++++ Task material
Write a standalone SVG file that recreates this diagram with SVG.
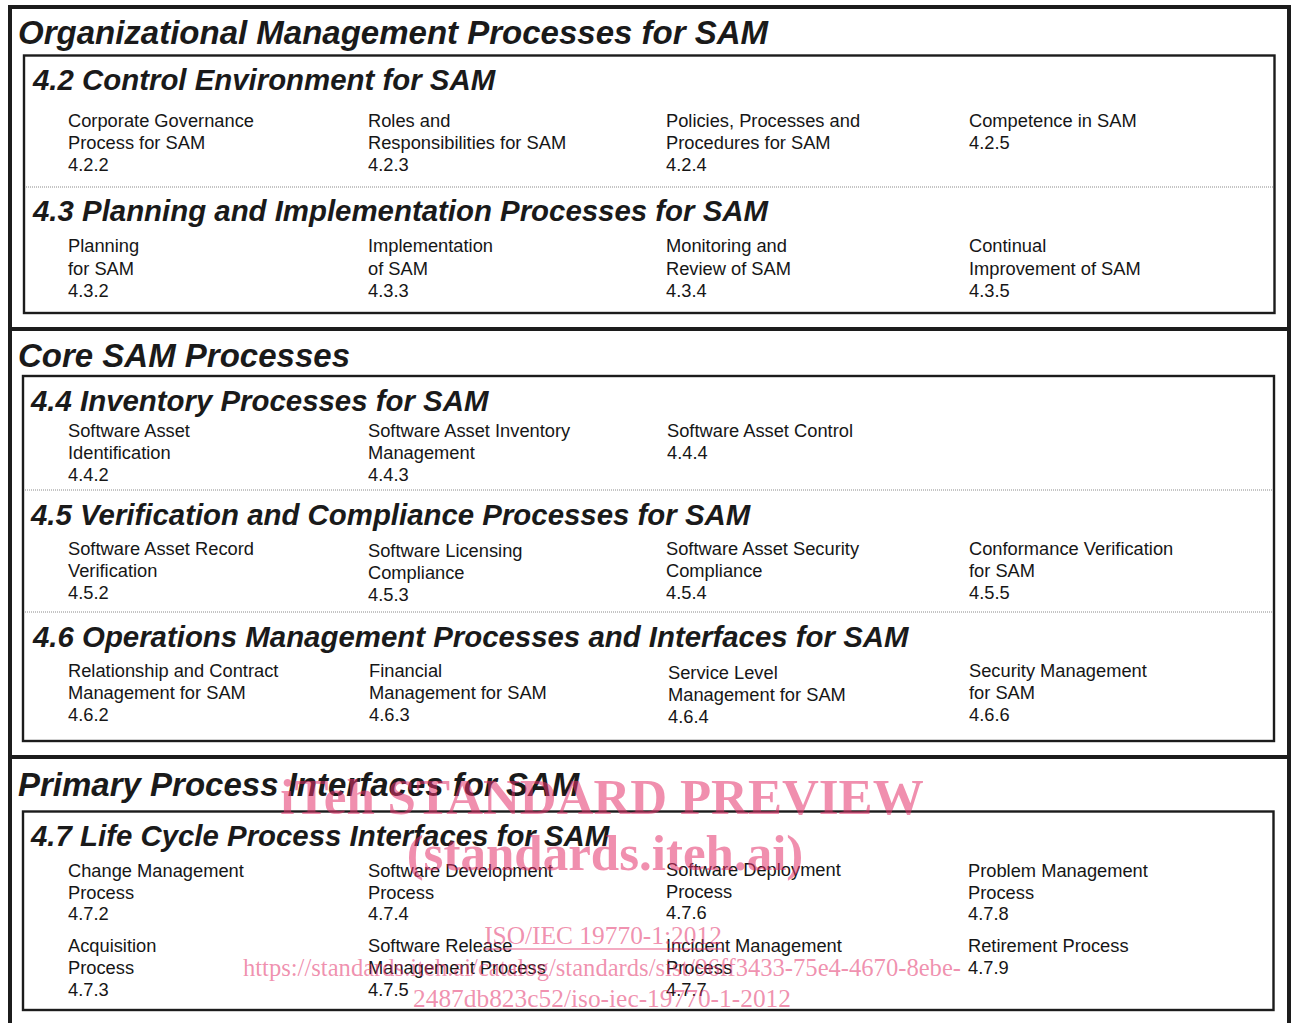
<svg xmlns="http://www.w3.org/2000/svg" width="1296" height="1023" viewBox="0 0 1296 1023">
  <style>
    .frame { fill: none; stroke: #1c1c1c; stroke-width: 4; }
    .box { fill: none; stroke: #1c1c1c; stroke-width: 2.4; }
    .dots { fill: none; stroke: #8a8a8a; stroke-width: 1; stroke-dasharray: 1 1; }
    .h1 { font-family: "Liberation Sans", Arial, sans-serif; font-weight: bold; font-style: italic; font-size: 33px; fill: #1a1a1a; }
    .h2 { font-family: "Liberation Sans", Arial, sans-serif; font-weight: bold; font-style: italic; font-size: 29.4px; fill: #1a1a1a; }
    .item { font-family: "Liberation Sans", Arial, sans-serif; font-size: 18.3px; fill: #161616; }
    .wm { font-family: "Liberation Serif", "Times New Roman", serif; fill: #e3336b; fill-opacity: 0.55; text-anchor: middle; }
    .wm-big { font-size: 51px; font-weight: bold; }
    .wm-small { font-size: 25.4px; }
  </style>

  <rect width="1296" height="1023" fill="#ffffff"/>

  <!-- outer frame and major section dividers -->
  <g id="frame">
    <path class="frame" d="M10 1023 V7 H1289 V1023"/>
    <line class="frame" x1="10" y1="329" x2="1289" y2="329"/>
    <line class="frame" x1="10" y1="757" x2="1289" y2="757"/>
  </g>

  <!-- Organizational Management -->
  <g id="org-mgmt">
    <text class="h1" x="18" y="44">Organizational Management Processes for SAM</text>
    <rect class="box" x="24" y="55.5" width="1250.5" height="257.5"/>
    <line class="dots" x1="26" y1="187" x2="1273" y2="187"/>

    <g id="sec-4-2">
      <text class="h2" x="33" y="90">4.2 Control Environment for SAM</text>
      <g id="n-4-2-2"><text class="item" x="68" y="127">Corporate Governance<tspan x="68" dy="22">Process for SAM</tspan><tspan x="68" dy="22">4.2.2</tspan></text></g>
      <g id="n-4-2-3"><text class="item" x="368" y="127">Roles and<tspan x="368" dy="22">Responsibilities for SAM</tspan><tspan x="368" dy="22">4.2.3</tspan></text></g>
      <g id="n-4-2-4"><text class="item" x="666" y="127">Policies, Processes and<tspan x="666" dy="22">Procedures for SAM</tspan><tspan x="666" dy="22">4.2.4</tspan></text></g>
      <g id="n-4-2-5"><text class="item" x="969" y="127">Competence in SAM<tspan x="969" dy="22">4.2.5</tspan></text></g>
    </g>

    <g id="sec-4-3">
      <text class="h2" x="33" y="221">4.3 Planning and Implementation Processes for SAM</text>
      <g id="n-4-3-2"><text class="item" x="68" y="252">Planning<tspan x="68" dy="22.5">for SAM</tspan><tspan x="68" dy="22.5">4.3.2</tspan></text></g>
      <g id="n-4-3-3"><text class="item" x="368" y="252">Implementation<tspan x="368" dy="22.5">of SAM</tspan><tspan x="368" dy="22.5">4.3.3</tspan></text></g>
      <g id="n-4-3-4"><text class="item" x="666" y="252">Monitoring and<tspan x="666" dy="22.5">Review of SAM</tspan><tspan x="666" dy="22.5">4.3.4</tspan></text></g>
      <g id="n-4-3-5"><text class="item" x="969" y="252">Continual<tspan x="969" dy="22.5">Improvement of SAM</tspan><tspan x="969" dy="22.5">4.3.5</tspan></text></g>
    </g>
  </g>

  <!-- Core SAM -->
  <g id="core-sam">
    <text class="h1" x="18" y="367">Core SAM Processes</text>
    <rect class="box" x="23" y="376" width="1251" height="365"/>
    <line class="dots" x1="25" y1="490" x2="1273" y2="490"/>
    <line class="dots" x1="25" y1="612" x2="1273" y2="612"/>

    <g id="sec-4-4">
      <text class="h2" x="31" y="411">4.4 Inventory Processes for SAM</text>
      <g id="n-4-4-2"><text class="item" x="68" y="437">Software Asset<tspan x="68" dy="22">Identification</tspan><tspan x="68" dy="22">4.4.2</tspan></text></g>
      <g id="n-4-4-3"><text class="item" x="368" y="437">Software Asset Inventory<tspan x="368" dy="22">Management</tspan><tspan x="368" dy="22">4.4.3</tspan></text></g>
      <g id="n-4-4-4"><text class="item" x="667" y="437">Software Asset Control<tspan x="667" dy="22">4.4.4</tspan></text></g>
    </g>

    <g id="sec-4-5">
      <text class="h2" x="31" y="525">4.5 Verification and Compliance Processes for SAM</text>
      <g id="n-4-5-2"><text class="item" x="68" y="555">Software Asset Record<tspan x="68" dy="22">Verification</tspan><tspan x="68" dy="22">4.5.2</tspan></text></g>
      <g id="n-4-5-3"><text class="item" x="368" y="557">Software Licensing<tspan x="368" dy="22">Compliance</tspan><tspan x="368" dy="22">4.5.3</tspan></text></g>
      <g id="n-4-5-4"><text class="item" x="666" y="555">Software Asset Security<tspan x="666" dy="22">Compliance</tspan><tspan x="666" dy="22">4.5.4</tspan></text></g>
      <g id="n-4-5-5"><text class="item" x="969" y="555">Conformance Verification<tspan x="969" dy="22">for SAM</tspan><tspan x="969" dy="22">4.5.5</tspan></text></g>
    </g>

    <g id="sec-4-6">
      <text class="h2" x="33" y="647">4.6 Operations Management Processes and Interfaces for SAM</text>
      <g id="n-4-6-2"><text class="item" x="68" y="677">Relationship and Contract<tspan x="68" dy="22">Management for SAM</tspan><tspan x="68" dy="22">4.6.2</tspan></text></g>
      <g id="n-4-6-3"><text class="item" x="369" y="677">Financial<tspan x="369" dy="22">Management for SAM</tspan><tspan x="369" dy="22">4.6.3</tspan></text></g>
      <g id="n-4-6-4"><text class="item" x="668" y="679">Service Level<tspan x="668" dy="22">Management for SAM</tspan><tspan x="668" dy="22">4.6.4</tspan></text></g>
      <g id="n-4-6-6"><text class="item" x="969" y="677">Security Management<tspan x="969" dy="22">for SAM</tspan><tspan x="969" dy="22">4.6.6</tspan></text></g>
    </g>
  </g>

  <!-- Primary Process Interfaces -->
  <g id="primary-interfaces">
    <text class="h1" x="18" y="796">Primary Process Interfaces for SAM</text>
    <rect class="box" x="23" y="811.5" width="1250.5" height="198.5"/>

    <g id="sec-4-7">
      <text class="h2" x="31" y="846">4.7 Life Cycle Process Interfaces for SAM</text>
      <g id="n-4-7-2"><text class="item" x="68" y="877">Change Management<tspan x="68" dy="21.5">Process</tspan><tspan x="68" dy="21.5">4.7.2</tspan></text></g>
      <g id="n-4-7-4"><text class="item" x="368" y="877">Software Development<tspan x="368" dy="21.5">Process</tspan><tspan x="368" dy="21.5">4.7.4</tspan></text></g>
      <g id="n-4-7-6"><text class="item" x="666" y="876">Software Deployment<tspan x="666" dy="21.5">Process</tspan><tspan x="666" dy="21.5">4.7.6</tspan></text></g>
      <g id="n-4-7-8"><text class="item" x="968" y="877">Problem Management<tspan x="968" dy="21.5">Process</tspan><tspan x="968" dy="21.5">4.7.8</tspan></text></g>
      <g id="n-4-7-3"><text class="item" x="68" y="952">Acquisition<tspan x="68" dy="22">Process</tspan><tspan x="68" dy="22">4.7.3</tspan></text></g>
      <g id="n-4-7-5"><text class="item" x="368" y="952">Software Release<tspan x="368" dy="22">Management Process</tspan><tspan x="368" dy="22">4.7.5</tspan></text></g>
      <g id="n-4-7-7"><text class="item" x="666" y="952">Incident Management<tspan x="666" dy="22">Process</tspan><tspan x="666" dy="22">4.7.7</tspan></text></g>
      <g id="n-4-7-9"><text class="item" x="968" y="952">Retirement Process<tspan x="968" dy="22">4.7.9</tspan></text></g>
    </g>
  </g>

  <!-- preview stamp -->
  <g id="stamp">
    <text class="wm wm-big" x="602" y="814">iTeh STANDARD PREVIEW</text>
    <text class="wm wm-big" x="605" y="870">(standards.iteh.ai)</text>
    <text class="wm wm-small" x="603" y="944">ISO/IEC 19770-1:2012</text>
    <line x1="484" y1="949" x2="722" y2="949" stroke="#e3336b" stroke-opacity="0.55" stroke-width="1.3"/>
    <text class="wm wm-small" x="602" y="976" style="font-size:24.6px">https://standards.iteh.ai/catalog/standards/sist/96ff3433-75e4-4670-8ebe-</text>
    <text class="wm wm-small" x="602" y="1007">2487db823c52/iso-iec-19770-1-2012</text>
  </g>
</svg>
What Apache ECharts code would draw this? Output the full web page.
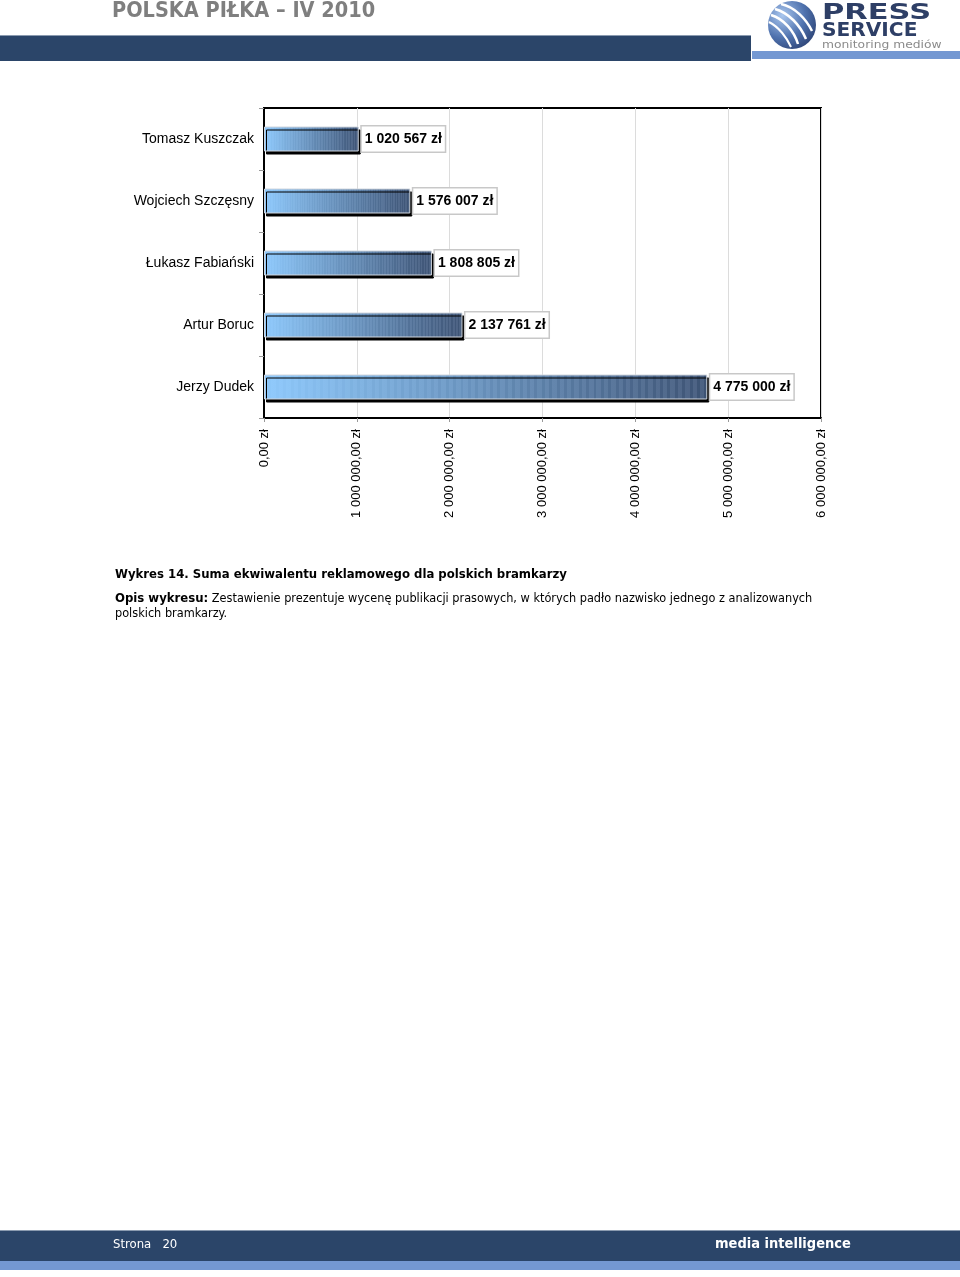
<!DOCTYPE html>
<html><head><meta charset="utf-8">
<script src="https://cdn.jsdelivr.net/npm/echarts@6/dist/echarts.min.js"></script>
<style>html,body{margin:0;padding:0;background:#fff}#c{width:960px;height:1277px}</style>
</head><body><div id="c"></div>
<script>
const categories = ['Tomasz Kuszczak','Wojciech Szczęsny','Łukasz Fabiański','Artur Boruc','Jerzy Dudek'];
const values = [1020567, 1576007, 1808805, 2137761, 4775000];
const axisTicks = [0, 1000000, 2000000, 3000000, 4000000, 5000000, 6000000];

function grp(n, sep){ return String(n).replace(/\B(?=(\d{3})+(?!\d))/g, sep); }

// striped gradient stops for bars
const stops = [];
const c0=[145,203,253], c1=[76,97,130];
const N=60;
for(let i=0;i<N;i++){
  const t=i/N, t2=(i+1)/N;
  const mix=(a,b,u)=>Math.round(a+(b-a)*u);
  const col=u=>`rgb(${mix(c0[0],c1[0],u)},${mix(c0[1],c1[1],u)},${mix(c0[2],c1[2],u)})`;
  const k=Math.round(4+12*t);
  const dark=u=>`rgb(${mix(c0[0],c1[0],u)-k},${mix(c0[1],c1[1],u)-k},${mix(c0[2],c1[2],u)-k})`;
  stops.push({offset:t,color:col(t)});
  stops.push({offset:t+(t2-t)*0.6,color:col(t+(t2-t)*0.6)});
  stops.push({offset:t+(t2-t)*0.6,color:dark(t)});
  stops.push({offset:t2,color:dark(t)});
}

const chart = echarts.init(document.getElementById('c'), null, {renderer:'canvas'});
const navy='#2b4569', strip='#7498d2';
chart.setOption({
  animation:false,
  grid:{left:264,right:139,top:108,bottom:859,show:true,borderColor:'#000',borderWidth:2,backgroundColor:'transparent'},
  xAxis:{type:'value',min:0,max:6000000,interval:1000000,
    axisLine:{show:true,lineStyle:{color:'#000',width:2}},
    axisTick:{show:true,length:4,lineStyle:{color:'#999'}},
    splitLine:{show:true,lineStyle:{color:'#dcdcdc'}},
    axisLabel:{rotate:90,margin:11,fontSize:13,color:'#000',fontFamily:'Liberation Sans, Arial',
      formatter:v=>grp(v,' ')+',00 zł'}},
  yAxis:{type:'category',inverse:true,data:categories,
    axisLine:{show:true,lineStyle:{color:'#000',width:2}},
    axisTick:{show:true,length:5,lineStyle:{color:'#999'}},
    axisLabel:{margin:10,fontSize:14,color:'#000',fontFamily:'Liberation Sans, Arial',padding:[3,0,0,0]}},
  series:[{type:'bar',data:values,barWidth:25,
    itemStyle:{color:{type:'linear',x:0,y:0,x2:1,y2:0,colorStops:stops},
      borderColor:'#d0d6de',borderWidth:1,
      shadowColor:'#000',shadowOffsetX:2,shadowOffsetY:3,shadowBlur:0},
    label:{show:true,position:'right',distance:3,formatter:p=>grp(p.value,' ')+' zł',
      fontSize:14,fontWeight:'bold',color:'#000',fontFamily:'Liberation Sans, Arial',
      backgroundColor:'#fff',borderColor:'#c8c8c8',borderWidth:1.5,padding:[7,3,4,3]}}],
  graphic:[
    {type:'text',left:112,top:0,style:{text:'POLSKA PIŁKA – IV 2010',fill:'#7f7f7f',font:'bold 21.5px "DejaVu Sans Condensed", "DejaVu Sans"'}},
    {type:'rect',shape:{x:0,y:35,width:751,height:26},style:{fill:navy}},
    {type:'rect',shape:{x:0,y:35,width:751,height:1},style:{fill:'#8b9bb0'}},
    {type:'rect',shape:{x:752,y:51,width:208,height:8},style:{fill:strip}},
    // logo
    {type:'circle',shape:{cx:792,cy:25,r:24},style:{fill:{type:'radial',x:0.3,y:0.3,r:0.85,colorStops:[{offset:0,color:'#a9c6ee'},{offset:0.55,color:'#4f72ae'},{offset:1,color:'#2a3f70'}]}}},
    {type:'bezierCurve',shape:{x1:771,y1:15,x2:798,y2:44,cpx1:784,cpy1:19,cpx2:794,cpy2:31},style:{stroke:'#fff',lineWidth:2.5,fill:null}},
    {type:'bezierCurve',shape:{x1:775,y1:9,x2:806,y2:39,cpx1:789,cpy1:13,cpx2:800,cpy2:25},style:{stroke:'#fff',lineWidth:2.5,fill:null}},
    {type:'bezierCurve',shape:{x1:781,y1:4,x2:812,y2:31,cpx1:795,cpy1:7,cpx2:806,cpy2:19},style:{stroke:'#fff',lineWidth:2.5,fill:null}},
    {type:'bezierCurve',shape:{x1:769,y1:22,x2:791,y2:47,cpx1:779,cpy1:27,cpx2:787,cpy2:38},style:{stroke:'#fff',lineWidth:2,fill:null}},
    {type:'text',x:822,y:3,scaleX:1.45,style:{text:'PRESS',fill:'#2e3f66',font:'bold 21px "DejaVu Sans"'}},
    {type:'text',x:822,y:22,scaleX:1.06,style:{text:'SERVICE',fill:'#2e3f66',font:'bold 19px "DejaVu Sans"'}},
    {type:'text',x:822,y:40,scaleX:1.12,style:{text:'monitoring mediów',fill:'#8a8a8a',font:'11px "DejaVu Sans"'}},
    // caption
    {type:'text',left:115,top:568,style:{text:'Wykres 14. Suma ekwiwalentu reklamowego dla polskich bramkarzy',fill:'#000',font:'bold 13px "DejaVu Sans Condensed"'}},
    {type:'text',left:115,top:591,style:{text:'{b|Opis wykresu:} Zestawienie prezentuje wycenę publikacji prasowych, w których padło nazwisko jednego z analizowanych\npolskich bramkarzy.',
      fill:'#000',font:'12.6px "DejaVu Sans Condensed"',lineHeight:15,rich:{b:{fontWeight:'bold',fontFamily:'DejaVu Sans Condensed',fontSize:13}}}},
    // footer
    {type:'rect',shape:{x:0,y:1230,width:960,height:31},style:{fill:navy}},
    {type:'rect',shape:{x:0,y:1230,width:960,height:1},style:{fill:'#8b9bb0'}},
    {type:'rect',shape:{x:0,y:1261,width:960,height:9},style:{fill:strip}},
    {type:'text',left:113,top:1238,style:{text:'Strona   20',fill:'#fff',font:'13px "DejaVu Sans Condensed"'}},
    {type:'text',left:715,top:1237,style:{text:'media intelligence',fill:'#fff',font:'bold 14.5px "DejaVu Sans Condensed"'}}
  ]
});
</script></body></html>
++++++++
▶ _Problem requirements_:
Copy down every line of the entries containing the word "this".

▶ _The completed task_:
Write a standalone SVG file that recreates this diagram with SVG.
What Apache ECharts code would draw this? Output the full web page.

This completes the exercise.